Kattimedu is a small village situated in Tiruvarur district of Tamil Nadu, India. It belongs to Kattimedu and Adirangam Panchayat.

Geography
A post office, bank, ATM and Forex services are situated at the main road. The nearby town is Thiruthuraipoondi(5 km).  The nearest railway station is situated at Thiruthuraipoondi (5 km). The nearest International airport is situated at Tiruchirapalli also known as Trichy (110 km). The nearby police station is Tiruthuraipoondi (5 km).  The port of Nagapattinam is situated 45 km from the village.

Water bodies 
The village people are dependent on the North East monsoon and the Cauvery river for irrigation. 
Kattimedu has 15 ponds and a river cutting across Kattimedu and Adhirangam.
There is still some problem in good drinking water because mostly water is salty here. The river Mulliaru cuts across Kattimedu and Adhirangam so there are some shutters to control the flow of water during irrigation.

Climate 

This village have 4 types of seasons:
Winter - occurring between Jan and March The year's coldest months are December and January, when temperatures average around(20-25) C.
Summer or Pre-Monsoon - lasting from March to June. Temperatures average around (32-40) C. The hottest months are April and May.
Monsoon or Rainy
Post-monsoon

Sports 
Kattimedu has a volleyball court and a large number of cricket grounds. There are other traditional sports played, namely Otha kai first, Kitty pill, goli, Pamparam, puttu.
Volleyball and Cricket are the most popular sports in the village.

Religious places 
Kattimedu has a temple near the mosque as a symbol of harmony and unity in diversity. There is also a church of St.
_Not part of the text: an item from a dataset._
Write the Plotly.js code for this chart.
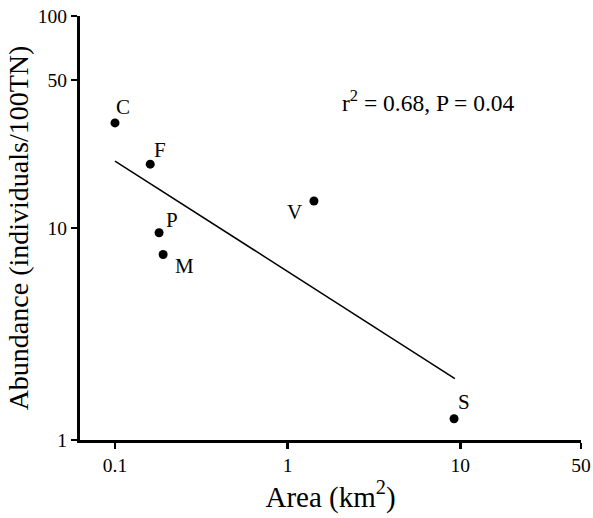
<!DOCTYPE html>
<html><head><meta charset="utf-8">
<script src="https://cdn.plot.ly/plotly-3.0.1.min.js"></script>
<style>html,body{margin:0;padding:0;background:#fff}#chart{width:593px;height:518px}</style>
</head><body><div id="chart"></div>
<script>
const sites = ["C","F","P","M","V","S"];
const area = [0.1, 0.16, 0.18, 0.19, 1.42, 9.2];
const abundance = [31.3, 20, 9.5, 7.5, 13.4, 1.26];
const labelDx = [8, 10, 13, 21, -19, 10];
const labelDy = [16, 14, 13, -12, -11, 17];
const fitX = [0.1, 9.3];
const fitY = [20.7, 1.95];
const xTicks = [0.1, 1, 10, 50];
const xTickText = ["0.1","1","10","50"];
const yTicks = [1, 10, 50, 100];
const yTickText = ["1","10","50","100"];
const statText = "r<sup>2</sup> = 0.68, P = 0.04";

const serif = "Liberation Serif, Times New Roman, serif";
const data = [
  {x: fitX, y: fitY, mode: "lines", type: "scatter", line: {color: "#000", width: 1.5}, hoverinfo: "skip"},
  {x: area, y: abundance, mode: "markers", type: "scatter",
   marker: {color: "#000", size: 9}}
];
const annotations = sites.map((s, i) => ({
  x: Math.log10(area[i]), y: Math.log10(abundance[i]), xref: "x", yref: "y",
  text: s, showarrow: false, xshift: labelDx[i], yshift: labelDy[i],
  font: {size: 21, family: serif, color: "#000"}, xanchor: "center", yanchor: "middle"
}));
annotations.push({xref: "paper", yref: "paper", x: 0.696, y: 0.8, text: statText, showarrow: false,
    font: {size: 23.5, family: serif, color: "#000"}, xanchor: "center", yanchor: "middle"});
const layout = {
  width: 593, height: 518,
  margin: {l: 80, r: 12, t: 16, b: 78},
  paper_bgcolor: "#fff", plot_bgcolor: "#fff",
  showlegend: false,
  font: {family: serif, color: "#000"},
  xaxis: {type: "log", range: [Math.log10(0.0627), Math.log10(50)], tickvals: xTicks, ticktext: xTickText,
    showgrid: false, zeroline: false, showline: true, linewidth: 3, linecolor: "#000",
    ticks: "outside", ticklen: 6, tickwidth: 2.5, tickcolor: "#000", tickfont: {size: 19.5, family: serif},
    title: {text: "Area (km<sup>2</sup>)", font: {size: 29, family: serif}, standoff: 11}},
  yaxis: {type: "log", range: [0, 2], tickvals: yTicks, ticktext: yTickText,
    showgrid: false, zeroline: false, showline: true, linewidth: 3, linecolor: "#000",
    ticks: "outside", ticklen: 6, tickwidth: 2.5, tickcolor: "#000", tickfont: {size: 19.5, family: serif},
    title: {text: "Abundance (individuals/100TN)", font: {size: 28, family: serif}, standoff: 2}},
  annotations: annotations
};
Plotly.newPlot("chart", data, layout, {displayModeBar: false, staticPlot: true});
</script></body></html>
John near the government school.
There are four mosques. 
Kattimedu has Dharga, which is famous for the celebrations during the year, and a 400- to 500 year-old perumal temple situated in Adirangam. 
Vellankani church, which is a famous Christian religious spot, is 35 km away.
Nagore Dharga, which is a famous Muslim religious spot, is 40 km away.
Thiruvarur and Thanjavur are the two famous Hindu religious spots nearby.

Economy 
The majority of residents make their living from agriculture, but an increasing number of people travel to gulf countries for employment.

Food 
Birni Kanju, chicken biriyani, murthapa, mutton biriyani, nombu kanju, syed hussin kadai porata, and salna are some of the best food cooked here. Vatlapam, Jalar Parata, Parata, Koliyappam, Thomrodu, Inju kothu paniyaram, Seeni Vada are also famous here.

Educational institutes 

Kattimedu has a matriculation school and a Government school.
The government high school is located at the main road; nearly 500 students study there.
There are 16 schools situated in and around Thiruthuraipoondi which is the nearest town for the village.

Hospitals 
The nearest medical facilities are available in Thiruthuraipoondi which houses around 10 mid-sized hospitals. There are some good doctors including surgeons and gynaecologists who are from this village itself but for critical patients it is necessary to run to Thanjavur which is around 60 km from here and it takes around two and half hours of travel.